Here's the analysis for catalogers to review page and item profitability. What do you do with the calculation of profitability? I push for a few simple business rules
- If the item or page is unprofitable, why continue it?
- If an item or page is profitable, why take it out of the catalog?
- Keep the profitable items and drop the unprofitable items.
The page count decision should be governed by the numbers. Here are some top-line recommendations:
- More items per page? Putting more items on a page almost always makes sense.
- Will you sell items not in the catalog but only on your website? Typically sales fall off dramatically for items that are web only.
- Should you consider fewer pages? Look at your current sales and profits per page. Are all pages profitable? Are all items profitable? Could you cut out four pages or eight pages without reducing profitable sales? If so, consider pruning out unprofitable pages.
- What are the savings when you go below the 3.3-ounce threshold where postage is fixed. Postage is typically 50 percent to 65 percent of a catalog's cost, so if you go below the 3.3-ounce postage minimum, you don't save on postage. Therefore, your savings are only with printing and paper. (Usually a 52-page catalog is right around the 3.3-ounce weight where you pay the fixed postage minimum.)

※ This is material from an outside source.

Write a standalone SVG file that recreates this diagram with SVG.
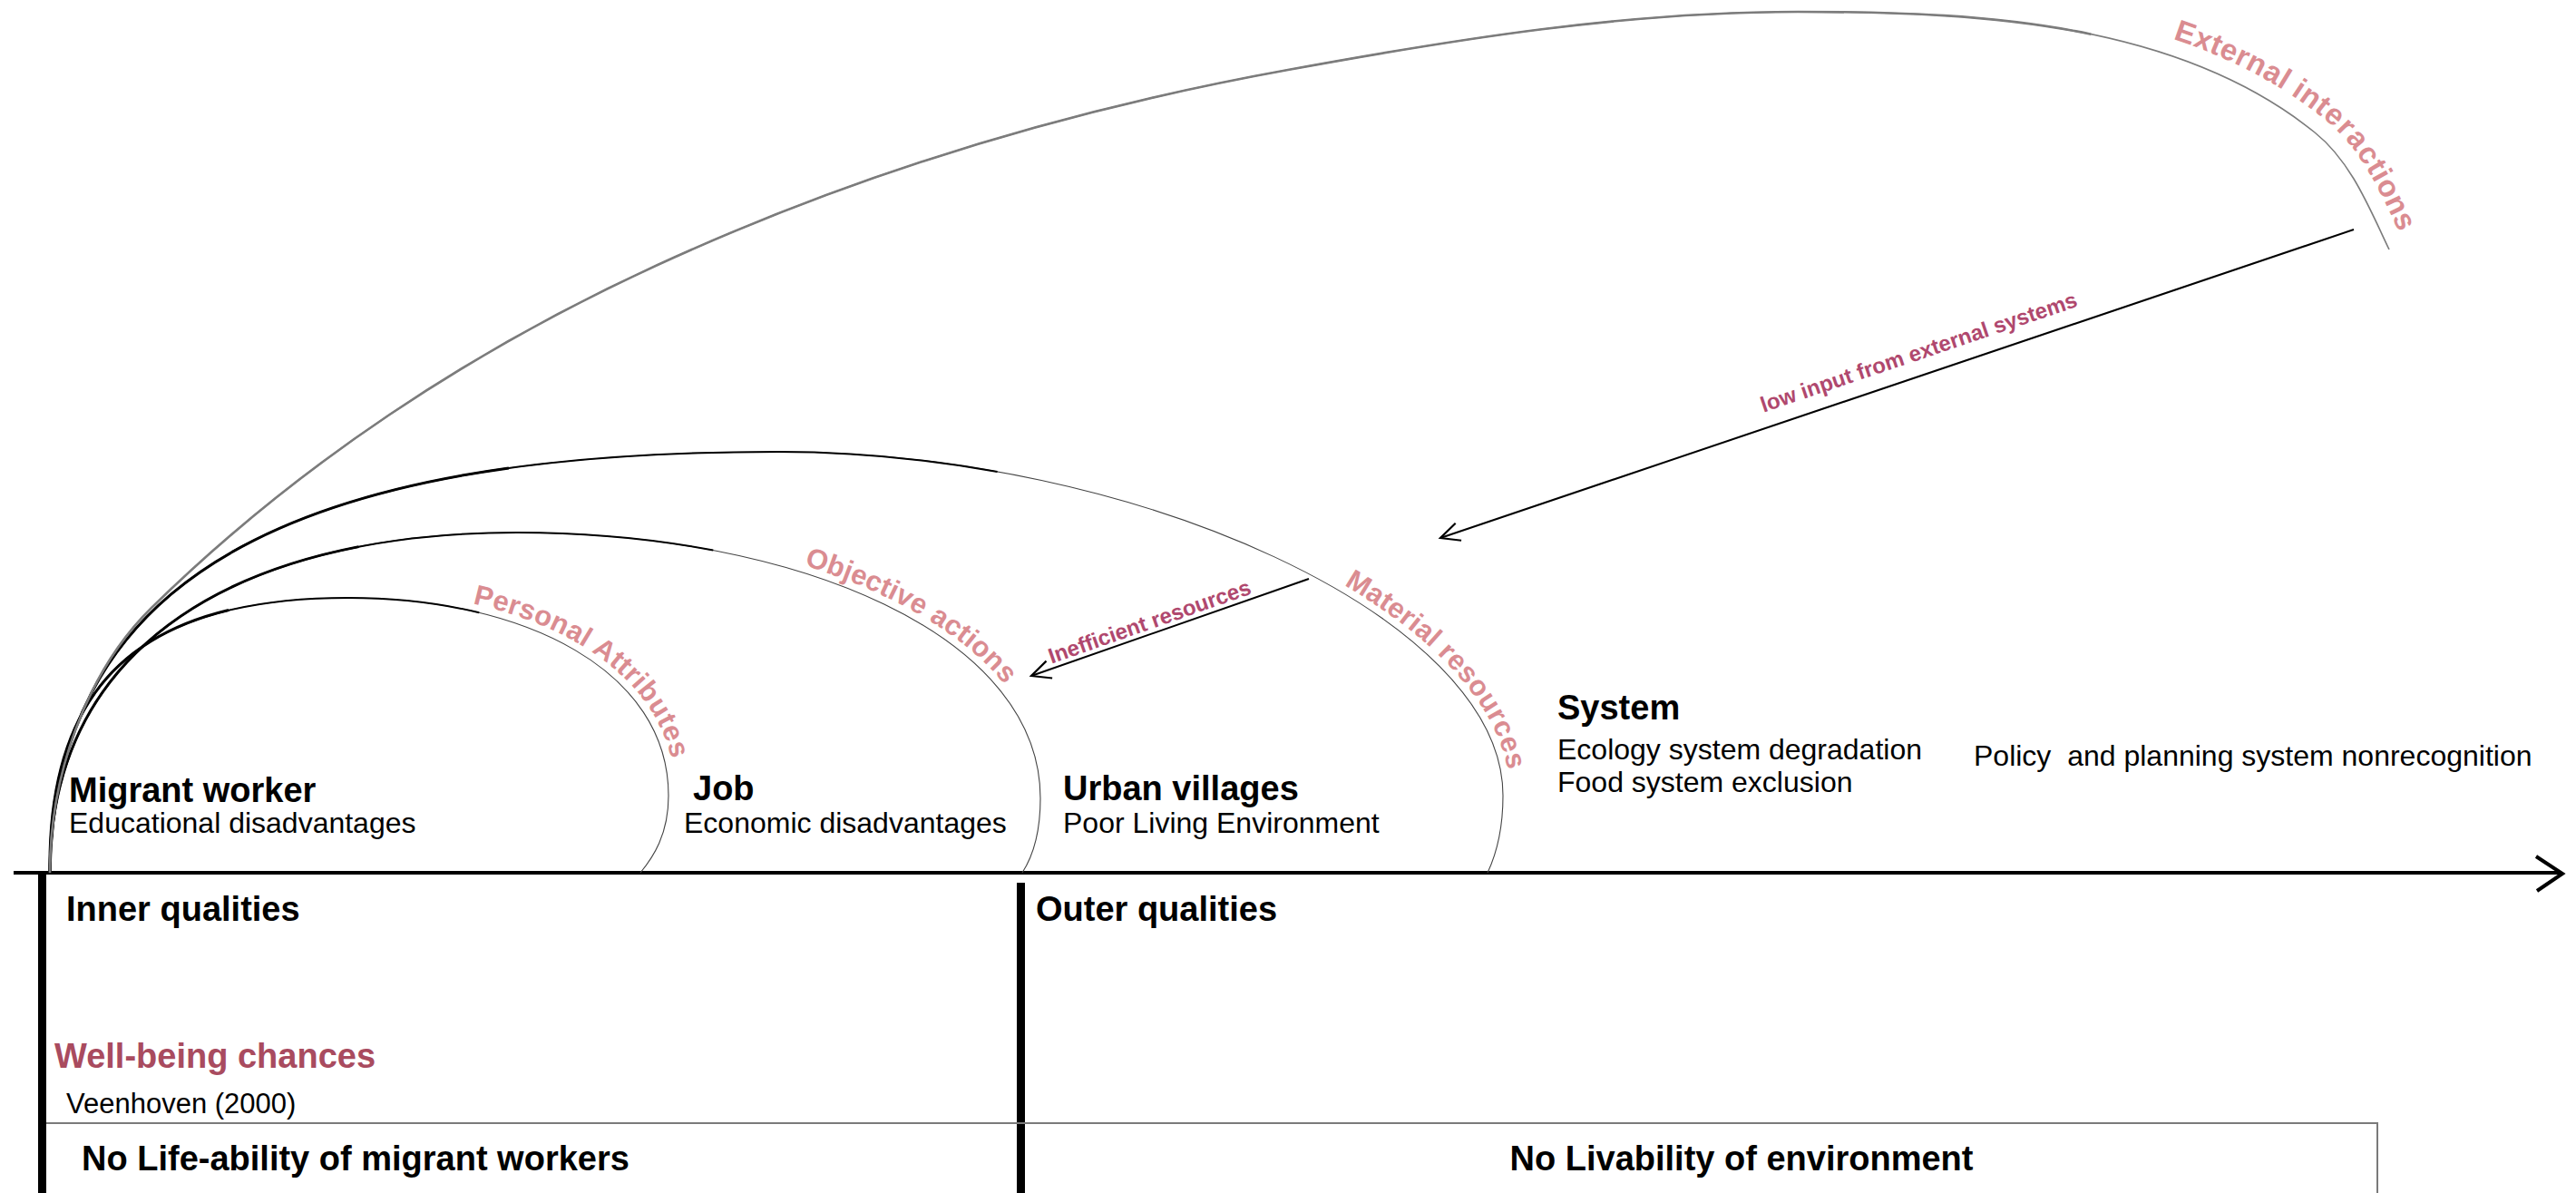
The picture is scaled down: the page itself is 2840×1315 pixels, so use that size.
<svg xmlns="http://www.w3.org/2000/svg" xmlns:xlink="http://www.w3.org/1999/xlink" width="2840" height="1315" viewBox="0 0 2840 1315">
<style>
text{font-family:"Liberation Sans",Arial,Helvetica,sans-serif}
.b{font-weight:700;font-size:38px;fill:#000}
.r{font-size:32px;fill:#000}
.al{font-weight:700;font-size:31px;fill:#da8c91}
.lk{font-weight:700;font-size:24px;fill:#b0486e}
.wb{font-weight:700;font-size:38px;fill:#a94b5f}
.base{fill:none;stroke:#444;stroke-width:1.1}
.mid{fill:none;stroke:#000;stroke-width:2;stroke-dasharray:62 200}
.thick{fill:none;stroke:#000;stroke-width:3;stroke-dasharray:36 200}
.ext{fill:none;stroke:#7c7c7c;stroke-width:1.6}
.ext2{fill:none;stroke:#7c7c7c;stroke-width:2.6;stroke-dasharray:86 200}
.conn{fill:none;stroke:#000;stroke-width:2}
</style>
<defs>
<path id="a1" pathLength="100" d="M55,962 C52,740 170,659 384,659 C580,659 737,740 737,877 C737,920 720,945 706,962"/>
<path id="a2" pathLength="100" d="M55,962 C55,700 280,587 570,587 C880,587 1147,700 1147,880 C1147,920 1138,945 1127,962"/>
<path id="a3" pathLength="100" d="M55,962 C60,620 350,498 858,498 C1250,498 1657,680 1657,877 C1657,920 1648,945 1640,962"/>
<path id="a4" pathLength="100" d="M55,962 C55,858 93,743 167,670 C328,512 520,386 725,292 C945,191 1182,120 1420,77 C1606,43 1793,13 1982,13 C2177,13 2400,23 2552,146 C2592,178 2612,229 2634,275"/>
<path id="t1" d="M384,659 C580,659 737,740 737,877 L737,960"/>
<path id="t2" d="M570,587 C880,587 1147,700 1147,880 L1147,960"/>
<path id="t3" d="M858,498 C1250,498 1657,680 1657,877 L1657,960"/>
<path id="t4" d="M1982,13 C2177,13 2400,23 2552,146 C2592,178 2612,229 2634,275 L2650,330"/>
<marker id="open" viewBox="0 0 30 30" refX="27" refY="15" markerWidth="30" markerHeight="30" markerUnits="userSpaceOnUse" orient="auto">
<path d="M6,5 L27,15 L6,25" fill="none" stroke="#000" stroke-width="2.2"/>
</marker>
</defs>
<rect width="2840" height="1315" fill="#fff"/>

<g id="axis">
<line x1="15" y1="962" x2="2824" y2="962" stroke="#000" stroke-width="4"/>
<path d="M2796,944 L2825,963 L2797,982" fill="none" stroke="#000" stroke-width="4"/>
<rect x="42" y="962" width="9" height="353" fill="#000"/>
<rect x="1121" y="973" width="9" height="342" fill="#000"/>
<path d="M51,1238 H2621 V1315" fill="none" stroke="#7a7a7a" stroke-width="2"/>
</g>

<g id="ring-personal-attributes">
<use xlink:href="#a1" class="base"/><use xlink:href="#a1" class="mid"/><use xlink:href="#a1" class="thick"/>
<text class="al"><textPath xlink:href="#t1" startOffset="136"><tspan dy="-8">Personal Attributes</tspan></textPath></text>
</g>
<g id="ring-objective-actions">
<use xlink:href="#a2" class="base"/><use xlink:href="#a2" class="mid"/><use xlink:href="#a2" class="thick"/>
<text class="al"><textPath xlink:href="#t2" startOffset="318"><tspan dy="-8">Objective actions</tspan></textPath></text>
</g>
<g id="ring-material-resources">
<use xlink:href="#a3" class="base"/><use xlink:href="#a3" class="mid"/><use xlink:href="#a3" class="thick"/>
<text class="al"><textPath xlink:href="#t3" startOffset="645"><tspan dy="-8">Material resources</tspan></textPath></text>
</g>
<g id="ring-external-interactions">
<use xlink:href="#a4" class="ext"/><use xlink:href="#a4" class="ext2"/>
<text class="al" style="font-size:33px"><textPath xlink:href="#t4" startOffset="412"><tspan dy="-18">External interactions</tspan></textPath></text>
</g>

<g id="node-migrant-worker">
<text class="b" x="76" y="884">Migrant worker</text>
<text class="r" x="76" y="918">Educational disadvantages</text>
</g>
<g id="node-job">
<text class="b" x="764" y="882">Job</text>
<text class="r" x="754" y="918">Economic disadvantages</text>
</g>
<g id="node-urban-villages">
<text class="b" x="1172" y="882">Urban villages</text>
<text class="r" x="1172" y="918">Poor Living Environment</text>
</g>
<g id="node-system">
<text class="b" x="1717" y="793">System</text>
<text class="r" x="1717" y="837">Ecology system degradation</text>
<text class="r" x="1717" y="873">Food system exclusion</text>
</g>
<g id="node-policy">
<text class="r" x="2176" y="844" xml:space="preserve">Policy  and planning system nonrecognition</text>
</g>
<g id="node-inner-qualities">
<text class="b" x="73" y="1015">Inner qualities</text>
</g>
<g id="node-outer-qualities">
<text class="b" x="1142" y="1015">Outer qualities</text>
</g>
<g id="node-well-being">
<text class="wb" x="60" y="1177">Well-being chances</text>
<text class="r" x="73" y="1227" style="font-size:31px">Veenhoven (2000)</text>
</g>
<g id="node-life-ability">
<text class="b" x="90" y="1290">No Life-ability of migrant workers</text>
</g>
<g id="node-livability">
<text class="b" x="1920" y="1290" text-anchor="middle">No Livability of environment</text>
</g>

<g id="connectors">
<line class="conn" x1="2595" y1="253" x2="1588" y2="593" marker-end="url(#open)"/>
<text class="lk" text-anchor="middle" transform="translate(2118,396) rotate(-18.66)">low input from external systems</text>
<line class="conn" x1="1443" y1="638" x2="1137" y2="745" marker-end="url(#open)"/>
<text class="lk" text-anchor="middle" transform="translate(1270,693) rotate(-19.3)">Inefficient resources</text>
</g>
</svg>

A cataloger's basic scorecard is their square inch analysis, which tells how much profit each item and page delivers. Some square inch analysis is meticulously tabulated with the exact amount of catalog pages each item has had over the span of several catalogs. Other analysis is more casual, with less attention to the exact space allocation and the total cost of the page space devoted to each item. Whether the format is rigorous or loose and whether the data is precise or just directional, the underlying purpose of square inch analysis is simple: it tells you whether each item is profitable or not. The issue is simple: Why sell items that aren't profitable?
Are there exceptions to the rule against selling items that aren't profitable? New items and items whose sales are increasing and will soon be profitable are the biggest exception. Sometimes an entire family of products must be sold, and some of the individual items are unprofitable but the entire family is profitable. Some items are seasonal and barely breakeven in the off-season, but are quite profitable in-season. Some seasonal catalogs need to sell in the off-season just to cover their overhead and keep their staff working. However, the general rule of cataloging is to use square inch analysis to determine the profitability of each product and to continually prune the product selection so that only profitable products are offered.
Calculating the square inch profitability of an item is straightforward. Follow these steps:
- item
- amount of page space for the item (1/4 page; 1/8 page; etc.)
- cost of the catalog page (printing, postage, creative and list cost of the catalog divided by the number of pages)
- cost of catalog space devoted to the item
- sales
- margin percentage
- margin
- catalog cost
- "profit" or amount available for fixed costs and overhead after subtracting catalog cost and cost of goods sold.
- "profit" percentage (profit divided by sales)
So the report format that's used is as follows (columns should be in this order): page, item, sales, margin percentage, margin, page allocation, page cost, profit.
The next step is to group the items into product categories so you can see which categories rank highest and lowest in terms of sales and profitability.
How can you translate the square inch analysis into planning the number of pages for your next catalog? Catalogers group their products into categories and rank the categories from most profitable to least profitable. The first decision is whether to keep the pages that are unprofitable. The next decision is whether to increase the number of pages that are profitable. Expanding or contracting the number of pages to fit the profitable merchandise is the shorthand method to set the number of pages for a future catalog. A summary of the product pages is simple (again, the columns in your report should be in this order): product category, number of pages, category sales, category profit, planned pages for category in next catalog.
What are the issues in using square inch analysis to set the number of pages? Consider the following:
- Are all the items in the catalog profitable? Are the categories profitable?
- Does the square inch analysis tell you to cut pages, add pages or maintain the same page count?
- Are all sales being included in the square inch analysis or just sales driven by the catalog? If web sales are a substantial portion of your business, sales may be overstated when calculating catalog square inch.
- The best products (i.e., the most profitable) should get the best real estate. Are you giving your best real estate to your best-selling categories?
- Are product categories being ranked by sales or profit?
- Is there a second tier of products that can be profitable when listed on the web but don't meet the threshold to be included in the catalog? Are there some items or categories that can be included in the catalog seasonally or less often than every catalog?
Catalogs are a simple business. If all the list segments you mail and each item of merchandise is above breakeven, your business should prove profitable. Draw the line at lists and merchandise that aren't profitable. Setting the number of pages for your catalog involves allocating enough real estate to those profitable products, and the number of pages should flow from the amount of space needed to merchandise all the profitable items.
The steps are simple: first, either a rigorous or relaxed square inch analysis of product. Second, sort your product categories into number of pages needed for each category. Third, prune the weak categories and increase the merchandise in your best categories. The optimum number of pages should be the result. Talk with your printer to find the most economical page configurations that fit your needs and you should be ready to set your page count and get printing bids.